• _Exercise goal_
Only the lines from the beginning of the entries through the one with "plt.rcParams['font.family'] = ['Liberation" should be written out, please, exactly and without any pictures.

• _Saved entries_
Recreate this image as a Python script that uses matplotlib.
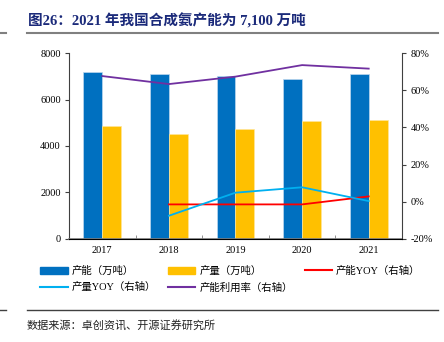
import matplotlib.pyplot as plt
import numpy as np
from matplotlib.lines import Line2D
from matplotlib.patches import Patch

plt.rcParams['font.family'] = ['Liberation Serif', 'Noto Sans CJK SC', 'DejaVu Sans']

years = ['2017', '2018', '2019', '2020', '2021']
capacity = [7180, 7100, 7010, 6900, 7100]
output = [4870, 4520, 4730, 5090, 5120]
capacity_yoy = [None, -1.4, -1.4, -1.4, 2.9]
output_yoy = [None, -7.5, 4.9, 7.8, 0.4]
utilization = [67.6, 63.3, 67.3, 73.5, 71.6]

blue = '#0070C0'
yellow = '#FFC000'
red = '#FF0000'
cyan = '#00B0F0'
purple = '#7030A0'
navy = '#1B2A7A'

fig = plt.figure(figsize=(4.44, 3.42), dpi=100)
ax = fig.add_axes([0.1554, 0.3012, 0.75, 0.5438])
ax2 = ax.twinx()

x = np.arange(len(years))
w = 0.285
ax.bar(x - w / 2, capacity, w, color=blue, edgecolor='#BDD7EE', linewidth=0.5, zorder=2)
ax.bar(x + w / 2, output, w, color=yellow, edgecolor='#FFE699', linewidth=0.5, zorder=2)

yrs = x[1:]
ax2.plot(yrs, capacity_yoy[1:], color=red, lw=1.3)
ax2.plot(yrs, output_yoy[1:], color=cyan, lw=1.3)
ax2.plot(x, utilization, color=purple, lw=1.3)

ax.set_xlim(-0.5, 4.5)
ax.set_ylim(0, 8000)
ax.set_yticks([0, 2000, 4000, 6000, 8000])
ax2.set_ylim(-20, 80)
ax2.set_yticks([-20, 0, 20, 40, 60, 80])
ax2.set_yticklabels([f'{v}%' for v in range(-20, 81, 20)])

ax.set_xticks(x)
ax.set_xticklabels(years)
ax.set_xticks(np.arange(0.5, 4.5, 1), minor=True)
ax.tick_params(axis='x', which='major', length=0, labelsize=7.5, pad=5)
ax.tick_params(axis='x', which='minor', length=3, direction='in', color='#808080')
ax.tick_params(axis='y', labelsize=7.5, length=3, color='#404040', pad=3)
ax2.tick_params(axis='y', labelsize=7.5, length=3, color='#404040', pad=3)

for a in (ax, ax2):
    a.spines['top'].set_visible(False)
ax2.spines['left'].set_visible(False)
ax.spines['right'].set_visible(False)
ax.spines['left'].set_color('#404040')
ax2.spines['right'].set_color('#404040')
ax.spines['bottom'].set_color('#808080')
ax.spines['bottom'].set_linewidth(1.2)

handles = [
    Patch(color=blue), Patch(color=yellow), Line2D([], [], color=red, lw=1.5),
    Line2D([], [], color=cyan, lw=1.5), Line2D([], [], color=purple, lw=1.5),
]
labels = ['产能（万吨）', '产量（万吨）', '产能YOY（右轴）', '产量YOY（右轴）', '产能利用率（右轴）']
order = [0, 3, 1, 4, 2]
fig.legend([handles[i] for i in order], [labels[i] for i in order], ncol=3,
           loc='upper left', bbox_to_anchor=(0.07, 0.25), frameon=False,
           fontsize=7.5, handlelength=2.6, columnspacing=1.15, handletextpad=0.4,
           labelspacing=0.6)

fig.text(0.063, 0.94, '图26：2021 年我国合成氨产能为 7,100 万吨', color=navy,
         fontsize=10.5, fontweight='bold', va='center')
fig.add_artist(Line2D([27 / 444, 438 / 444], [1 - 33 / 342] * 2, color='#808080', lw=1.5))
fig.add_artist(Line2D([0, 6 / 444], [1 - 33 / 342] * 2, color='#808080', lw=1.5))
fig.add_artist(Line2D([27 / 444, 438 / 444], [1 - 310 / 342] * 2, color='#404040', lw=1))
fig.add_artist(Line2D([0, 6 / 444], [1 - 310 / 342] * 2, color='#404040', lw=1))
fig.text(27 / 444, 1 - 326 / 342, '数据来源：卓创资讯、开源证券研究所', fontsize=8,
         color='#222222', va='center')

fig.savefig('out.png', dpi=100)
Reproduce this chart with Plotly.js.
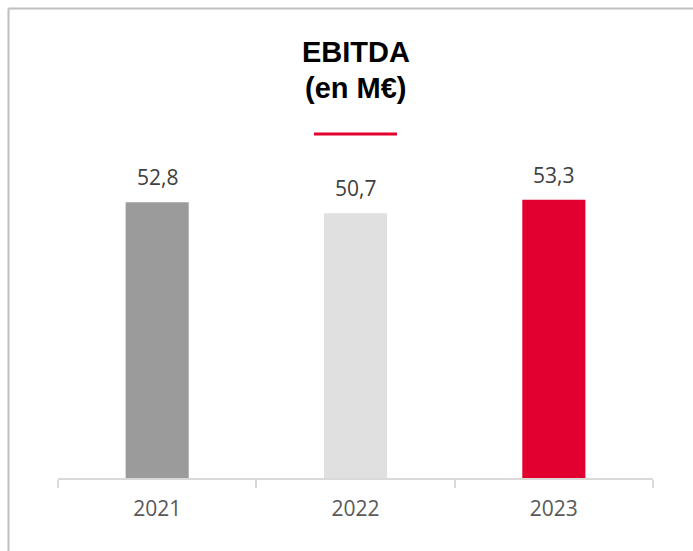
<!DOCTYPE html>
<html>
<head>
<meta charset="utf-8">
<script src="https://cdn.plot.ly/plotly-3.0.1.min.js"></script>
<style>
  html, body { margin: 0; padding: 0; background: #ffffff; }
  #chart { width: 693px; height: 551px; }
</style>
</head>
<body>
<div id="chart"></div>
<script>
const years = ["2021", "2022", "2023"];
const ebitda = [52.8, 50.7, 53.3];
const valueLabels = ["52,8", "50,7", "53,3"];
const barColors = ["#9b9b9b", "#e0e0e0", "#e1002f"];
const titleLine1 = "EBITDA";
const titleLine2 = "(en M€)";

const trace = {
  type: "bar",
  x: years,
  y: ebitda,
  marker: { color: barColors },
  hoverinfo: "skip"
};

const valueAnnotations = years.map((yr, i) => ({
  x: i, y: ebitda[i], xref: "x", yref: "y",
  text: valueLabels[i], showarrow: false,
  yanchor: "bottom", yshift: 9,
  font: { family: "Open Sans, sans-serif", size: 21, color: "#404040" }
}));

const titleFont = { family: "Liberation Sans, Arial, sans-serif", size: 29, color: "#000000" };

const layout = {
  width: 693, height: 551,
  margin: { l: 58, r: 40, t: 100, b: 73, pad: 0 },
  paper_bgcolor: "#ffffff",
  plot_bgcolor: "#ffffff",
  showlegend: false,
  bargap: 0.682,
  xaxis: {
    type: "category",
    range: [-0.5, 2.5], autorange: false,
    showline: true, linecolor: "#d9d9d9", linewidth: 2,
    ticks: "outside", tickson: "boundaries", ticklen: 8, tickwidth: 2, tickcolor: "#d9d9d9",
    ticklabelstandoff: 11,
    showgrid: false, zeroline: false, tickangle: 0,
    tickfont: { family: "Open Sans, sans-serif", size: 21, color: "#595959" }
  },
  yaxis: {
    range: [0, 72.4], autorange: false, visible: false, showgrid: false, zeroline: false, fixedrange: true
  },
  annotations: [
    { xref: "paper", yref: "paper", x: 0.5008, y: 1.127, text: "<b>" + titleLine1 + "</b>",
      showarrow: false, xanchor: "center", yanchor: "middle", font: titleFont },
    { xref: "paper", yref: "paper", x: 0.5008, y: 1.032, text: "<b>" + titleLine2 + "</b>",
      showarrow: false, xanchor: "center", yanchor: "middle", font: titleFont }
  ].concat(valueAnnotations),
  shapes: [
    { type: "line", xref: "paper", yref: "paper", x0: 0.4303, x1: 0.5697, y0: 0.910, y1: 0.910,
      line: { color: "#e1002f", width: 3 } },
    { type: "line", xref: "paper", yref: "paper", x0: -0.0832, x1: 1.07, y0: 1.242, y1: 1.242,
      line: { color: "#bfbfbf", width: 2 } },
    { type: "line", xref: "paper", yref: "paper", x0: -0.0832, x1: -0.0832, y0: 1.242, y1: -0.2,
      line: { color: "#bfbfbf", width: 2 } }
  ]
};

Plotly.newPlot("chart", [trace], layout, { displayModeBar: false, staticPlot: true });
</script>
</body>
</html>
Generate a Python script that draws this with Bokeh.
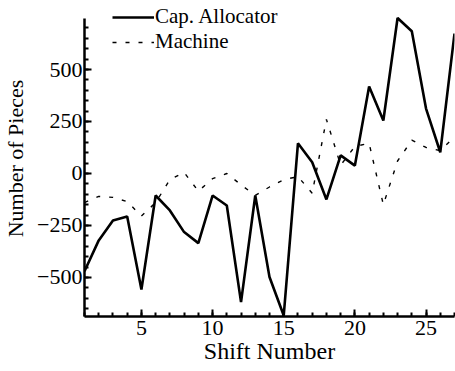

• _Exercise answer_
Recreate this image as a Python script that uses matplotlib.
import matplotlib.pyplot as plt
import numpy as np
from matplotlib.lines import Line2D
from matplotlib.patches import Patch

plt.rcParams['font.family'] = ['Liberation Serif', 'Noto Sans CJK SC', 'DejaVu Sans']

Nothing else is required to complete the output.